One obvious enhancement is that whitespace can be placed around the pipe characters to increase readability. The first two examples each produce two phrase sets. The last creates four. Here are the equivalent phrase sets in basic format.

dog|canine
dogs|canines
courteous|polite
courteously|politely
bite|chew
bites|chews
bit|chewed
biting|chewing

The enhanced format uses parenthesis to enclose content that will be split between different phrase sets. Content outside of parenthesis is used for all phrase sets. Within parenthesis, colons separate the content pieces that will be used for the multiple phrase sets.
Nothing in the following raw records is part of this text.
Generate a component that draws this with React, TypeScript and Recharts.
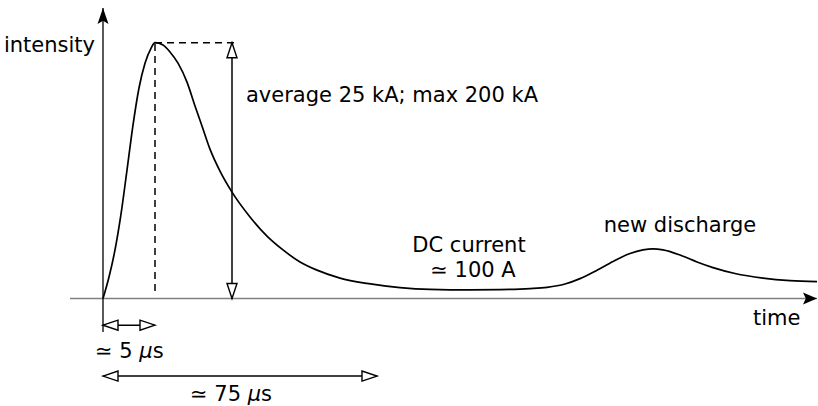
import React from 'react';
import { LineChart, Line, XAxis, YAxis, ReferenceLine, ReferenceDot } from 'recharts';

// lightning current pulse: time (arbitrary units, 0 = strike) vs intensity (% of peak)
const pulseTime = [
  0, 6, 12, 18, 24, 30, 36, 42, 48, 52,
  60, 67, 75, 84, 92, 100, 107, 117, 129, 147, 164, 180, 197, 214, 237, 264, 297, 327, 367, 397,
  427, 444, 462, 477, 494, 510, 527, 540, 550, 560, 577, 594, 610, 632, 660, 687, 714,
];
const pulseIntensity = [
  0, 8.4, 19, 33, 50.2, 67.8, 82.3, 92, 97.8, 100,
  99.1, 96.4, 92, 84.6, 75.3, 66.3, 58.4, 49.8, 41.6, 31.9, 24.4, 19, 14.3, 11.1, 8.0, 5.9, 4.3, 3.6, 3.4, 3.5,
  3.9, 4.4, 5.7, 7.8, 11.1, 14.5, 17.6, 19, 19.4, 19, 17, 14.3, 12.1, 9.8, 8.0, 7.0, 6.6,
];

const peakTime = 52;
const peakValue = 100;
const amplitudeMarkTime = 129;
const riseSpan = [0, 52];
const decaySpan = [0, 274];

const data = pulseTime.map((t, i) => ({ t, intensity: pulseIntensity[i] }));

const FONT = '"DejaVu Sans", sans-serif';

type Head = 'none' | 'open' | 'filled';

const arrow = (opts: { start?: Head; end?: Head; stroke?: string; width?: number; dash?: string; len?: number; half?: number }) =>
  (p: any) => {
    const { x1, y1, x2, y2 } = p;
    const { start = 'none', end = 'none', stroke = '#000', width = 1.5, dash, len = 15, half = 5 } = opts;
    const dx = x2 - x1;
    const dy = y2 - y1;
    const d = Math.hypot(dx, dy) || 1;
    const ux = dx / d;
    const uy = dy / d;
    const head = (tx: number, ty: number, ax: number, ay: number, kind: Head) => {
      const bx = tx - ax * len;
      const by = ty - ay * len;
      if (kind === 'filled') {
        const ix = tx - ax * len * 0.8;
        const iy = ty - ay * len * 0.8;
        const pts = `${tx},${ty} ${bx - ay * half},${by + ax * half} ${ix},${iy} ${bx + ay * half},${by - ax * half}`;
        return <polygon points={pts} fill="#000" stroke="none" />;
      }
      const pts = `${tx},${ty} ${bx - ay * half},${by + ax * half} ${bx + ay * half},${by - ax * half}`;
      return <polygon points={pts} fill="#fff" stroke="#000" strokeWidth={1.4} strokeLinejoin="miter" />;
    };
    return (
      <g>
        <line x1={x1} y1={y1} x2={x2} y2={y2} stroke={stroke} strokeWidth={width} strokeDasharray={dash} />
        {start !== 'none' && head(x1, y1, -ux, -uy, start)}
        {end !== 'none' && head(x2, y2, ux, uy, end)}
      </g>
    );
  };

const label = (parts: React.ReactNode, anchor: 'start' | 'middle' | 'end' = 'start') => (p: any) => (
  <text x={p.cx} y={p.cy} textAnchor={anchor} fontFamily={FONT} fontSize={21} fill="#000">
    {parts}
  </text>
);

const mu = <tspan fontStyle="italic">μ</tspan>;

export default function App() {
  return (
    <div style={{ position: 'absolute', left: 0, top: 0, width: 818, height: 406, background: '#fff' }}>
      <LineChart width={818} height={406} data={data} margin={{ top: 0, right: 0, bottom: 0, left: 0 }}>
        <XAxis dataKey="t" type="number" domain={[-103, 715]} allowDataOverflow hide />
        <YAxis type="number" domain={[-42, 116.7]} allowDataOverflow hide />

        {/* axes */}
        <ReferenceLine segment={[{ x: -33, y: 0 }, { x: 714, y: 0 }]} shape={arrow({ end: 'filled', stroke: '#808080', width: 1.6, len: 14, half: 6 })} />
        <ReferenceLine segment={[{ x: 0, y: -13.1 }, { x: 0, y: 113.6 }]} shape={arrow({ end: 'filled', width: 1.3, len: 16, half: 5.5 })} />

        {/* peak guides */}
        <ReferenceLine segment={[{ x: peakTime, y: 3 }, { x: peakTime, y: peakValue }]} shape={arrow({ dash: '7 5' })} />
        <ReferenceLine segment={[{ x: peakTime, y: peakValue }, { x: amplitudeMarkTime + 7, y: peakValue }]} shape={arrow({ dash: '7 5' })} />
        <ReferenceLine segment={[{ x: amplitudeMarkTime, y: 0 }, { x: amplitudeMarkTime, y: peakValue }]} shape={arrow({ start: 'open', end: 'open' })} />

        {/* duration brackets */}
        <ReferenceLine segment={[{ x: riseSpan[0], y: -10.4 }, { x: riseSpan[1], y: -10.4 }]} shape={arrow({ start: 'open', end: 'open' })} />
        <ReferenceLine segment={[{ x: decaySpan[0], y: -30.3 }, { x: decaySpan[1], y: -30.3 }]} shape={arrow({ start: 'open', end: 'open' })} />

        <Line type="monotone" dataKey="intensity" stroke="#000" strokeWidth={1.7} dot={false} activeDot={false} isAnimationActive={false} />

        {/* labels */}
        <ReferenceDot x={-8} y={96.4} r={0} shape={label('intensity', 'end')} />
        <ReferenceDot x={143} y={76.8} r={0} shape={label('average 25 kA; max 200 kA')} />
        <ReferenceDot x={366} y={18.2} r={0} shape={label('DC current', 'middle')} />
        <ReferenceDot x={370} y={8.4} r={0} shape={label('≃ 100 A', 'middle')} />
        <ReferenceDot x={577} y={26} r={0} shape={label('new discharge', 'middle')} />
        <ReferenceDot x={650} y={-10.4} r={0} shape={label('time')} />
        <ReferenceDot x={-8} y={-23.3} r={0} shape={label(<>≃ 5 {mu}s</>)} />
        <ReferenceDot x={87} y={-40.1} r={0} shape={label(<>≃ 75 {mu}s</>)} />
      </LineChart>
    </div>
  );
}
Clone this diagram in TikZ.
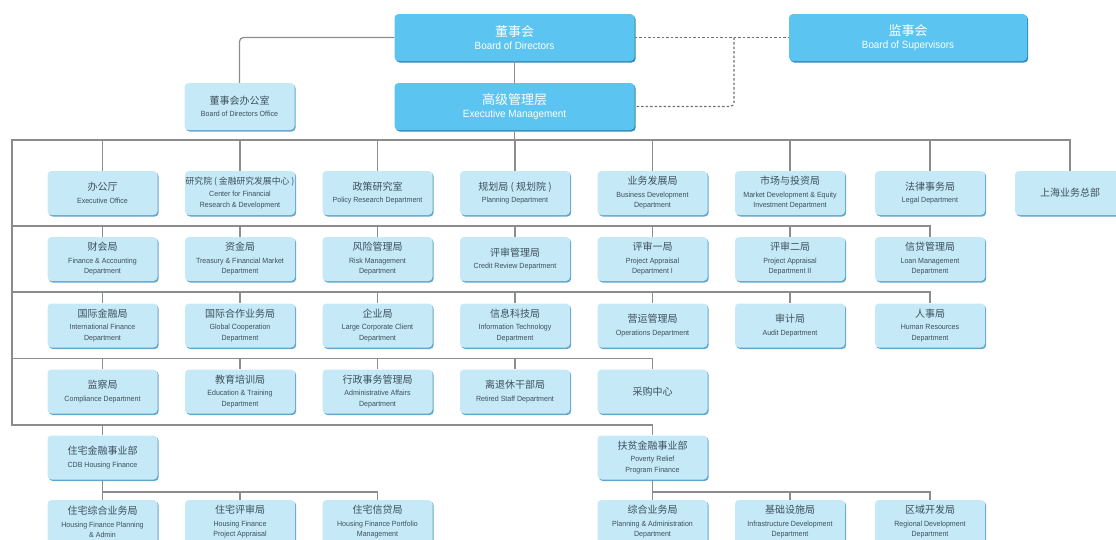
\documentclass[tikz,border=0pt]{standalone}
\usepackage{fontspec}
\setmainfont{Liberation Sans}
\newfontfamily\cjk{Noto Sans CJK SC}
\newfontfamily\en[FakeStretch=0.94]{Liberation Sans}
\usetikzlibrary{calc,shadows}
\definecolor{topblue}{RGB}{92,196,240}
\definecolor{topshade}{RGB}{52,138,188}
\definecolor{deptblue}{RGB}{198,233,248}
\definecolor{deptshade}{RGB}{96,166,206}
\definecolor{depttext}{RGB}{60,80,92}
\definecolor{linegray}{RGB}{140,140,140}
\def\toplbl#1#2{{\cjk\fontsize{13}{15}\selectfont #1}\\[1pt]#2}
\def\deptlbl#1#2{{\cjk\fontsize{10}{12}\selectfont #1}\\[2pt]#2}
\tikzset{
  topbox/.style={rounded corners=4pt, fill=topblue, text=white, minimum width=240pt,
    minimum height=47pt, inner sep=0pt, align=center,
    general shadow={fill=topshade, shadow xshift=1.2pt, shadow yshift=-1.5pt},
    font=\en\fontsize{10.5}{12}\selectfont},
  deptbox/.style={rounded corners=4pt, fill=deptblue, text=depttext, minimum width=110pt,
    minimum height=44pt, inner sep=0pt, align=center,
    general shadow={fill=deptshade, shadow xshift=1.2pt, shadow yshift=-1.5pt},
    font=\en\fontsize{7.5}{10.5}\selectfont},
  link/.style={draw=linegray, line width=1.2pt},
  mgmtlink/.style={draw=linegray!80!black, line width=1.1pt, dash pattern=on 2.5pt off 2pt}
}
\begin{document}
\begin{tikzpicture}[x=1pt, y=-1pt]
	%%%%% START %%%%%
	\useasboundingbox (0,0) rectangle (1116,539);
	
	\node[topbox] (bod) at (514.5,37.5) {\toplbl{董事会}{Board of Directors}};
	\node[topbox, minimum width=238pt] (bos) at (908,37.5) {\toplbl{监事会}{Board of Supervisors}};
	\node[topbox] (exe) at (514.5,106.5) {\toplbl{高级管理层}{Executive Management}};
	\node[deptbox, minimum height=47pt] (bdo) at (239.5,106.5) {\deptlbl{董事会办公室}{Board of Directors Office}};
	
	% row 1
	\node[deptbox] (bgt) at (102.5,193) {\deptlbl{办公厅}{Executive Office}};
	\node[deptbox] (yjy) at (240,193) {{\cjk\fontsize{8.8}{12}\selectfont 研究院 ( 金融研究发展中心 )}\\[2pt]Center for Financial\\Research \& Development};
	\node[deptbox] (zys) at (377.5,193) {\deptlbl{政策研究室}{Policy Research Department}};
	\node[deptbox] (ghj) at (515,193) {\deptlbl{规划局 ( 规划院 )}{Planning Department}};
	\node[deptbox] (ywf) at (652.5,193) {\deptlbl{业务发展局}{Business Development\\Department}};
	\node[deptbox] (scz) at (790,193) {\deptlbl{市场与投资局}{Market Development \& Equity\\Investment Department}};
	\node[deptbox] (flj) at (930,193) {\deptlbl{法律事务局}{Legal Department}};
	\node[deptbox] (shb) at (1070,193) {\cjk\fontsize{10}{12}\selectfont 上海业务总部};
	
	% row 2
	\node[deptbox] (chk) at (102.5,259) {\deptlbl{财会局}{Finance \& Accounting\\Department}};
	\node[deptbox] (zjj) at (240,259) {\deptlbl{资金局}{Treasury \& Financial Market\\Department}};
	\node[deptbox] (fxj) at (377.5,259) {\deptlbl{风险管理局}{Risk Management\\Department}};
	\node[deptbox] (psg) at (515,259) {\deptlbl{评审管理局}{Credit Review Department}};
	\node[deptbox] (ps1) at (652.5,259) {\deptlbl{评审一局}{Project Appraisal\\Department I}};
	\node[deptbox] (ps2) at (790,259) {\deptlbl{评审二局}{Project Appraisal\\Department II}};
	\node[deptbox] (xdg) at (930,259) {\deptlbl{信贷管理局}{Loan Management\\Department}};
	
	% row 3
	\node[deptbox] (gjj) at (102.5,325.5) {\deptlbl{国际金融局}{International Finance\\Department}};
	\node[deptbox] (hzj) at (240,325.5) {\deptlbl{国际合作业务局}{Global Cooperation\\Department}};
	\node[deptbox] (qyj) at (377.5,325.5) {\deptlbl{企业局}{Large Corporate Client\\Department}};
	\node[deptbox] (xxk) at (515,325.5) {\deptlbl{信息科技局}{Information Technology\\Department}};
	\node[deptbox] (yyg) at (652.5,325.5) {\deptlbl{营运管理局}{Operations Department}};
	\node[deptbox] (sjj) at (790,325.5) {\deptlbl{审计局}{Audit Department}};
	\node[deptbox] (rsj) at (930,325.5) {\deptlbl{人事局}{Human Resources\\Department}};
	
	% row 4
	\node[deptbox] (jcj) at (102.5,391.5) {\deptlbl{监察局}{Compliance Department}};
	\node[deptbox] (jyp) at (240,391.5) {\deptlbl{教育培训局}{Education \& Training\\Department}};
	\node[deptbox] (xzs) at (377.5,391.5) {\deptlbl{行政事务管理局}{Administrative Affairs\\Department}};
	\node[deptbox] (ltx) at (515,391.5) {\deptlbl{离退休干部局}{Retired Staff Department}};
	\node[deptbox] (cgz) at (652.5,391.5) {\cjk\fontsize{10}{12}\selectfont 采购中心};
	
	% business units
	\node[deptbox] (zfb) at (102.5,457.5) {\deptlbl{住宅金融事业部}{CDB Housing Finance}};
	\node[deptbox] (fpb) at (652.5,457.5) {\deptlbl{扶贫金融事业部}{Poverty Relief\\Program Finance}};
	
	\node[deptbox] (zzh) at (102.5,522) {\deptlbl{住宅综合业务局}{Housing Finance Planning\\\& Admin}};
	\node[deptbox] (zps) at (240,522) {\deptlbl{住宅评审局}{Housing Finance\\Project Appraisal}};
	\node[deptbox] (zxd) at (377.5,522) {\deptlbl{住宅信贷局}{Housing Finance Portfolio\\Management}};
	\node[deptbox] (zhy) at (652.5,522) {\deptlbl{综合业务局}{Planning \& Administration\\Department}};
	\node[deptbox] (jcs) at (790,522) {\deptlbl{基础设施局}{Infrastructure Development\\Department}};
	\node[deptbox] (qyk) at (930,522) {\deptlbl{区域开发局}{Regional Development\\Department}};
	
	% top links
	\draw[link, rounded corners=4pt] (bod.west) -| (bdo.north);
	\draw[link] (bod.south) -- (exe.north);
	\draw[mgmtlink] (bod.east) -- (bos.west);
	\coordinate (sv) at (734,37.5);
	\draw[mgmtlink, rounded corners=4pt] (sv) |- (exe.east);
	
	% buses
	\coordinate (bus0) at (12,140);
	\coordinate (bus1) at (12,226);
	\coordinate (bus2) at (12,292);
	\coordinate (bus3) at (12,358.5);
	\coordinate (bus4) at (12,425);
	\draw[link] (exe.south) -- (exe.south |- bus0);
	\draw[link] (shb.north) |- (bus0) -- (bus4) -| (fpb.north);
	\draw[link] (bus1) -| (xdg.north);
	\draw[link] (bus2) -| (rsj.north);
	\draw[link] (bus3) -| (cgz.north);
	\foreach \n in {bgt,yjy,zys,ghj,ywf,scz,flj}
		\draw[link] (\n.north |- bus0) -- (\n.north);
	\foreach \n in {chk,zjj,fxj,psg,ps1,ps2}
		\draw[link] (\n.north |- bus1) -- (\n.north);
	\foreach \n in {gjj,hzj,qyj,xxk,yyg,sjj}
		\draw[link] (\n.north |- bus2) -- (\n.north);
	\foreach \n in {jcj,jyp,xzs,ltx}
		\draw[link] (\n.north |- bus3) -- (\n.north);
	\draw[link] (zfb.north |- bus4) -- (zfb.north);
	
	% sub buses
	\coordinate (hbus) at (0,492);
	\draw[link] (zfb.south) -- (zzh.north);
	\draw[link] (zfb.south |- hbus) -| (zxd.north);
	\draw[link] (zps.north |- hbus) -- (zps.north);
	\draw[link] (fpb.south) -- (zhy.north);
	\draw[link] (fpb.south |- hbus) -| (qyk.north);
	\draw[link] (jcs.north |- hbus) -- (jcs.north);
	
	%%%%% END %%%%%
\end{tikzpicture}
\end{document}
Here is an example that produces four phrase sets followed by the four phrase sets created.

creat(e:es:ed:ing) | ma(ke:kes:de:king)

create | make
creates | makes
created | made
creating | making

It is allowable to have no content between colons, in which case nothing is added. Here is an example of this.

create(:s) | make(:s)

create | make
creates | makes

To make plural instances of phrase sets easy to represent, the enhanced format supports a special case. If parenthesis contain only one pieces of content then the non-parenthetical content is used to create one phrase and another is created by adding the parenthetical content. The above example can be written as:

create(s) | make(s)

The parenthetical content does not have to be placed at the end of phrases. It can be placed anywhere within the phrase. There can also be more than one sets of parenthetical content. Here is a contrived example phrase set.

red(s) and yellow(s) | blue(s) and green(s)

Finally, a dash character can be used to prevent a phrase from being generated. Here are two examples of this followed by the phrase sets created.

clums(y:ily) | ungraceful(ly) | ungain(ly:-)
glow(:s:ed:ing) | radiat(e:es:ed:ing) | radiant(-:-:-:)

clumsy | ungraceful | ungainly
clumsily | ungracefully
glow | radiate 
glows | radiates
glowed | radiated
glowing | radiating | radiant

Phrase sets using these enhanced forms can always be expanded to use the basic form, but combining phrase sets can make a file much smaller. In fact, the basic format is just a subset of the enhanced format.